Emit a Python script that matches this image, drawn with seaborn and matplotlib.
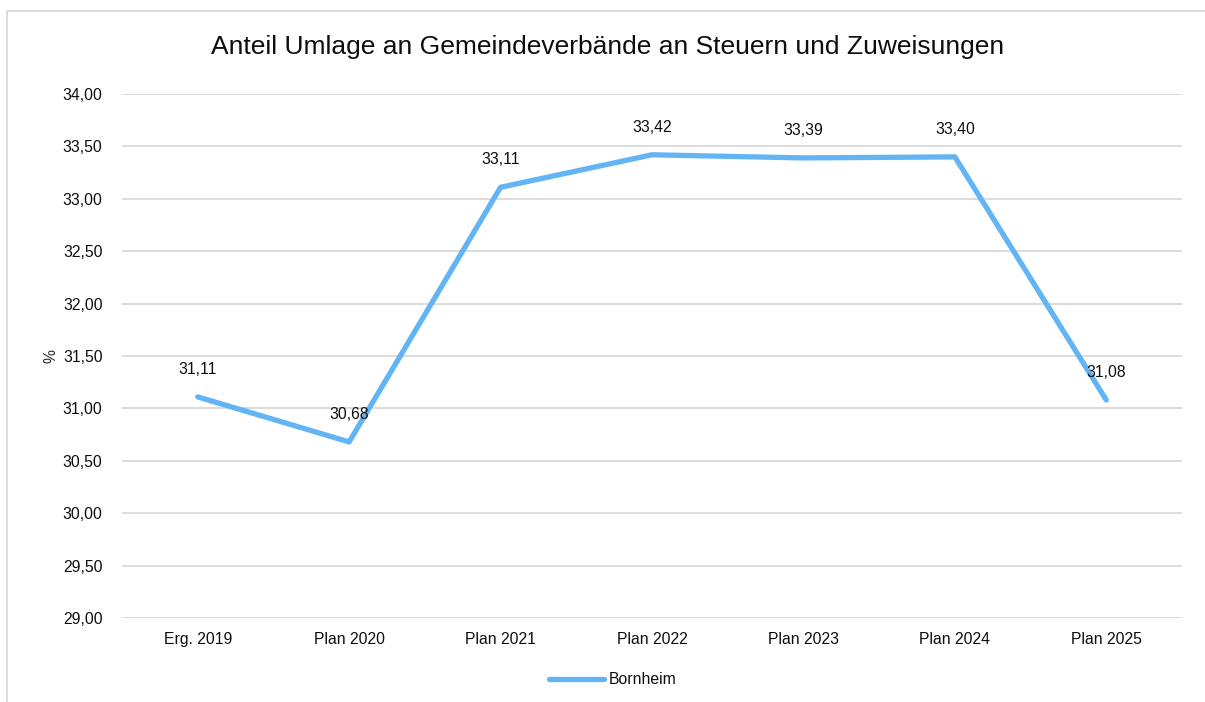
import pandas as pd
import matplotlib.pyplot as plt
import seaborn as sns
from matplotlib.patches import Rectangle

# Daten
jahre = ['Erg. 2019', 'Plan 2020', 'Plan 2021', 'Plan 2022', 'Plan 2023', 'Plan 2024', 'Plan 2025']
bornheim = [31.11, 30.68, 33.11, 33.42, 33.39, 33.40, 31.08]
y_ticks = [29.0, 29.5, 30.0, 30.5, 31.0, 31.5, 32.0, 32.5, 33.0, 33.5, 34.0]

df = pd.DataFrame({'Jahr': jahre, 'Wert': bornheim, 'Gemeinde': 'Bornheim'})

sns.set_style('white')
plt.rcParams['font.family'] = ['Liberation Sans', 'DejaVu Sans']
plt.rcParams['text.color'] = '#0D0D0D'

fs = 11.3
blau = '#63B4F5'

fig = plt.figure(figsize=(12.05, 7.02), dpi=100)
ax = fig.add_axes([122 / 1205, 1 - 618 / 702, (1182 - 122) / 1205, (618 - 94) / 702])

# Rahmen um das Diagramm (rechts und unten abgeschnitten)
fig.patches.append(Rectangle((7 / 1205, -0.05), 1.2, 1 - 11 / 702 + 0.05, transform=fig.transFigure,
                             fill=False, edgecolor='#D9D9D9', linewidth=1.3))

sns.lineplot(data=df, x='Jahr', y='Wert', hue='Gemeinde', palette=[blau],
             linewidth=3.8, ax=ax, sort=False, legend=False, solid_capstyle='round')

ax.set_xlim(-0.5, len(jahre) - 0.5)
ax.set_ylim(29, 34)
ax.set_yticks(y_ticks)
ax.set_yticklabels([f'{v:.2f}'.replace('.', ',') for v in y_ticks], fontsize=fs, color='#0D0D0D')
ax.set_xticks(range(len(jahre)))
ax.set_xticklabels(jahre, fontsize=fs, color='#0D0D0D')
ax.tick_params(axis='y', length=0, pad=14)
ax.tick_params(axis='x', length=0, pad=10)
ax.yaxis.grid(True, color='#D9D9D9', linewidth=1.3)
ax.set_axisbelow(True)
for s in ax.spines.values():
    s.set_visible(False)
ax.set_xlabel('')
ax.set_ylabel('%', fontsize=fs, labelpad=3)

# Datenbeschriftungen
for i, v in enumerate(bornheim):
    ax.annotate(f'{v:.2f}'.replace('.', ','), (i, v), xytext=(0, 20), textcoords='offset points',
                ha='center', va='center', fontsize=fs)

fig.text(608 / 1205, 1 - 47 / 702, 'Anteil Umlage an Gemeindeverbände an Steuern und Zuweisungen',
         ha='center', va='center', fontsize=19)

# Legende
handle = plt.Line2D([], [], color=blau, linewidth=3.8, solid_capstyle='round')
fig.legend([handle], ['Bornheim'], loc='center', bbox_to_anchor=(613 / 1205, 1 - 680 / 702),
           frameon=False, fontsize=fs, handlelength=3.5, handletextpad=0.3)

fig.savefig('out.png', dpi=100)
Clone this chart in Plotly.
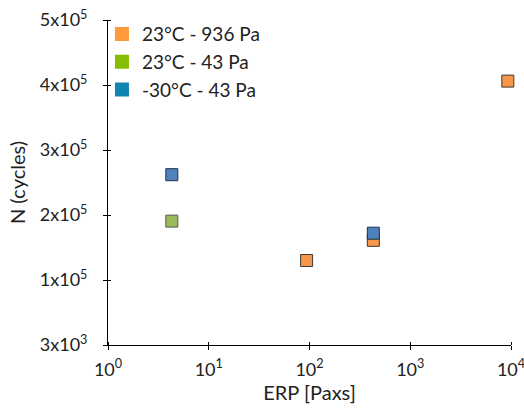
import plotly.graph_objects as go

# Data
series_names = ["23°C - 936 Pa", "23°C - 43 Pa", "-30°C - 43 Pa"]
erp_936 = [93.6, 430, 9300]
n_936 = [130000, 161000, 406000]
erp_43_warm = [4.3]
n_43_warm = [190600]
erp_43_cold = [4.3, 430]
n_43_cold = [262000, 172000]

marker_fill = ["#F79646", "#9BBB59", "#4F81BD"]
marker_edge = ["#3a3a3a", "#5a5a5a", "#1f2f45"]
legend_fill = ["#FF9A3C", "#87BD00", "#0F86B2"]

y_tickvals = [0, 100000, 200000, 300000, 400000, 500000]
y_ticktext = ["3x10<sup>3</sup>", "1x10<sup>5</sup>", "2x10<sup>5</sup>",
              "3x10<sup>5</sup>", "4x10<sup>5</sup>", "5x10<sup>5</sup>"]
x_tickvals = [1, 10, 100, 1000, 10000]
x_ticktext = ["10<sup>0</sup>", "10<sup>1</sup>", "10<sup>2</sup>",
              "10<sup>3</sup>", "10<sup>4</sup>"]

FONT = "Lato, 'Open Sans', sans-serif"

fig = go.Figure()
data = [(erp_936, n_936), (erp_43_warm, n_43_warm), (erp_43_cold, n_43_cold)]
for i, (xs, ys) in enumerate(data):
    fig.add_trace(go.Scatter(
        x=xs, y=ys, mode="markers", showlegend=False, cliponaxis=False,
        marker=dict(symbol="square", size=12, color=marker_fill[i],
                    line=dict(color=marker_edge[i], width=1)),
    ))
# legend entries
for i, name in enumerate(series_names):
    fig.add_trace(go.Scatter(
        x=[None], y=[None], mode="markers", name=name,
        legendgroup=f"g{i}",
        marker=dict(symbol="square", size=14, color=legend_fill[i],
                    line=dict(width=0)),
    ))

fig.update_layout(
    width=524, height=408,
    margin=dict(l=108, r=13, t=20, b=63, autoexpand=False),
    paper_bgcolor="white", plot_bgcolor="white",
    font=dict(family=FONT, size=18, color="#222"),
    legend=dict(x=-0.015, y=1.015, xanchor="left", yanchor="top",
                bgcolor="rgba(0,0,0,0)", font=dict(size=19, color="#222"),
                tracegroupgap=0, itemsizing="trace"),
)
fig.update_xaxes(
    type="log", range=[0, 4], automargin=False,
    tickmode="array", tickvals=x_tickvals, ticktext=x_ticktext,
    ticks="outside", ticklen=4, tickcolor="black", tickwidth=1,
    minor=dict(tickmode="array", tickvals=x_tickvals, ticks="inside",
               ticklen=3, tickcolor="black", tickwidth=1, showgrid=False),
    showline=True, linecolor="black", linewidth=1, showgrid=False,
    zeroline=False, ticklabelstandoff=4, ticklabeloverflow="allow",
    title=dict(text="ERP [Paxs]", font=dict(size=20), standoff=4),
    tickfont=dict(size=18),
)
fig.update_yaxes(
    range=[0, 500000], automargin=False,
    tickmode="array", tickvals=y_tickvals, ticktext=y_ticktext,
    ticks="outside", ticklen=4, tickcolor="black", tickwidth=1,
    minor=dict(tickmode="array", tickvals=y_tickvals, ticks="inside",
               ticklen=3, tickcolor="black", tickwidth=1, showgrid=False),
    showline=True, linecolor="black", linewidth=1, showgrid=False,
    zeroline=False, ticklabelstandoff=12, ticklabeloverflow="allow",
    title=dict(text="N (cycles)", font=dict(size=20), standoff=8),
    tickfont=dict(size=18),
)

fig.write_html("out.html", config={"displayModeBar": False},
               post_script="document.body.style.margin='0';document.body.style.overflow='hidden';")
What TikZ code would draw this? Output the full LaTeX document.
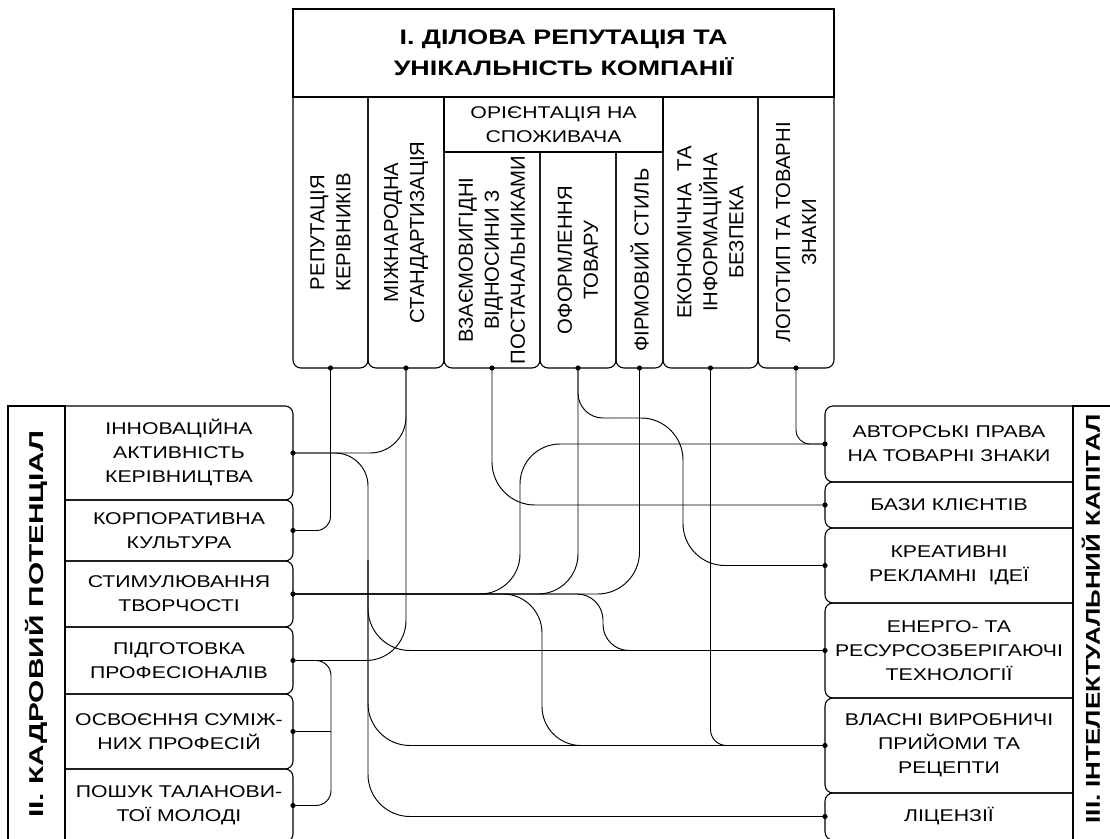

--------

-- INSTRUCTIONS FOR THE TASK --
Of the lines in the material, how many hold the word "matplotlib"? Reply with the number only.

-- THE OUTPUT --
3